Inspirée par de nombreux témoignages, récits et comptes-rendus de procès, sa fiction est minutieusement documentée et reproduit avec fidélité tout ce qui se joue sur la grande scène de ce théâtre plus vrai que nature. Les jeux de pouvoir et les joutes verbales inspirés d’un code pénal dont certain passages n’ont pas évolué depuis l’occupation anglaise, les destins tragiques de ceux qui sont encore plus bas que le plus bas niveau de l’échelle sociale, la corruption, l’administration pesante, lente, étouffante, kafkaïenne. Mais c’est surtout le poids insidieux de la caste qui est ici dénoncé, comme source d’inspiration silencieuse et omniprésente qui dicte les comportements individuels des humains autant que les mécaniques collectives des systèmes dans lesquels ils évoluent.

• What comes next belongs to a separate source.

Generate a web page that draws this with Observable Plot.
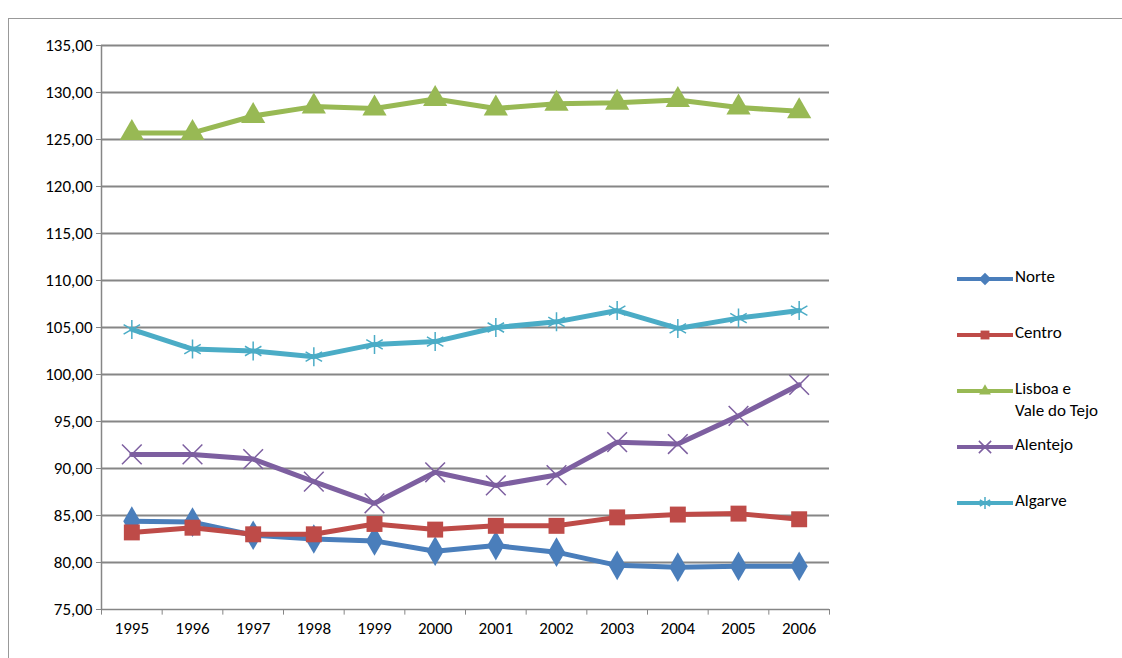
<!DOCTYPE html>
<html><head><meta charset="utf-8">
<script src="https://cdn.jsdelivr.net/npm/d3@7"></script>
<script src="https://cdn.jsdelivr.net/npm/@observablehq/plot@0.6"></script>
<style>
body{margin:0;background:#fff;font-family:Calibri,Carlito,"Liberation Sans",sans-serif;}
#wrap{position:absolute;left:8px;top:18px;width:1114px;height:640px;border-left:1px solid #999;border-top:1px solid #999;}
#chart{position:absolute;left:-8px;top:-18px;}
#legend{position:absolute;left:948px;top:250px;font-size:17px;color:#000;}
.it{position:absolute;left:0;white-space:nowrap;display:flex;align-items:flex-start;}
.it svg{margin-right:2px;margin-top:2px}
</style></head><body>
<div id="wrap"><div id="chart"></div><div id="legend"></div></div>
<script>
const years = [1995,1996,1997,1998,1999,2000,2001,2002,2003,2004,2005,2006];
const norte = [84.4,84.3,82.9,82.5,82.3,81.2,81.8,81.1,79.7,79.5,79.6,79.6];
const centro = [83.2,83.7,83.0,83.0,84.1,83.5,83.9,83.9,84.8,85.1,85.2,84.6];
const lisboa = [125.7,125.7,127.5,128.5,128.3,129.3,128.3,128.8,128.9,129.2,128.4,128.0];
const alentejo = [91.5,91.5,91.0,88.6,86.3,89.6,88.2,89.3,92.8,92.6,95.6,98.9];
const algarve = [104.8,102.7,102.5,101.9,103.2,103.5,105.0,105.6,106.8,104.9,106.0,106.8];
const yTicks = d3.range(75,136,5);

const series = [
  {name:"Norte", values:norte, color:"#4a7ebb", symbol:"diamond", r:9, filled:true},
  {name:"Centro", values:centro, color:"#be4b48", symbol:"square", r:9, filled:true},
  {name:"Lisboa e\nVale do Tejo", values:lisboa, color:"#98b954", symbol:"triangle", r:9, filled:true},
  {name:"Alentejo", values:alentejo, color:"#7d5fa0", symbol:"times", r:9, filled:false},
  {name:"Algarve", values:algarve, color:"#4bacc6", symbol:"asterisk", r:9, filled:false}
];
const data = series.flatMap(s => s.values.map((v,i) => ({year:years[i], value:v, name:s.name})));
const fmt = d => d.toFixed(2).replace(".", ",");

const marks = [
  Plot.ruleY(yTicks.slice(1), {stroke:"#868686", strokeWidth:2}),
  Plot.ruleY([75], {stroke:"#868686", strokeWidth:1.5}),
  Plot.ruleX([years[0]-0.5], {y1:75, y2:135, stroke:"#868686", strokeWidth:1.5}),
  Plot.axisY({ticks:yTicks, tickFormat:fmt, tickSize:5, stroke:"#868686", fontSize:17, tickPadding:4, label:null}),
  Plot.axisX({ticks:years, tickFormat:d=>String(d), tickSize:0, fontSize:17, tickPadding:12, label:null}),
  Plot.ruleX(d3.range(1994.5, 2007, 1), {y1:75, y2:74.4, stroke:"#868686"})
];
for (const s of series) {
  const d = data.filter(e => e.name === s.name);
  marks.push(Plot.line(d, {x:"year", y:"value", stroke:s.color, strokeWidth:5}));
  marks.push(Plot.dot(d, {x:"year", y:"value", symbol:s.symbol, r:s.r,
    fill: s.filled ? s.color : "none", stroke:s.color, strokeWidth: s.filled ? 0 : 1.5}));
}

const chart = Plot.plot({
  width:860, height:640,
  marginLeft:100, marginRight:32, marginTop:44, marginBottom:32,
  style:{fontFamily:"Calibri,Carlito,'Liberation Sans',sans-serif", fontSize:"17px", color:"#000", background:"transparent"},
  x:{type:"linear", domain:[1994.5, 2006.5], axis:null},
  y:{domain:[75,135], axis:null},
  marks
});
d3.select("#chart").append(() => chart);

const symMap = {diamond:d3.symbolDiamond2, square:d3.symbolSquare2, triangle:d3.symbolTriangle2, times:d3.symbolTimes, asterisk:d3.symbolAsterisk};
const lg = d3.select("#legend");
const tops = [0, 56, 112, 168, 224];
series.forEach((s,i) => {
  const it = lg.append("div").attr("class","it").style("top", tops[i]+"px");
  const sv = it.append("svg").attr("width",56).attr("height",16);
  sv.append("line").attr("x1",0).attr("x2",56).attr("y1",8).attr("y2",8).attr("stroke",s.color).attr("stroke-width",4);
  sv.append("path").attr("d", d3.symbol(symMap[s.symbol], 100)()).attr("transform","translate(28,8)")
    .attr("fill", s.filled ? s.color : "none").attr("stroke", s.color).attr("stroke-width", s.filled?0:1.5);
  it.append("div").style("line-height","22px").style("margin-top","-3px").html(s.name.replace("\n","<br>"));
});
</script>
</body></html>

Narayan Kamble, chanteur-poète contestataire, dont le personnage est inspiré par un chanteur intouchable de la communauté des Dalit Panther des années 70 – mouvement radical anti-castes – est arrêté en plein concert, accusé d'avoir incité un employé des égouts de la ville au suicide par l’une de ses chansons politiques et incendiaires dénonçant des conditions de travail inhumaines. Un procès se met en place et s'enlise, de plus en plus labyrinthique, de plus en plus absurde.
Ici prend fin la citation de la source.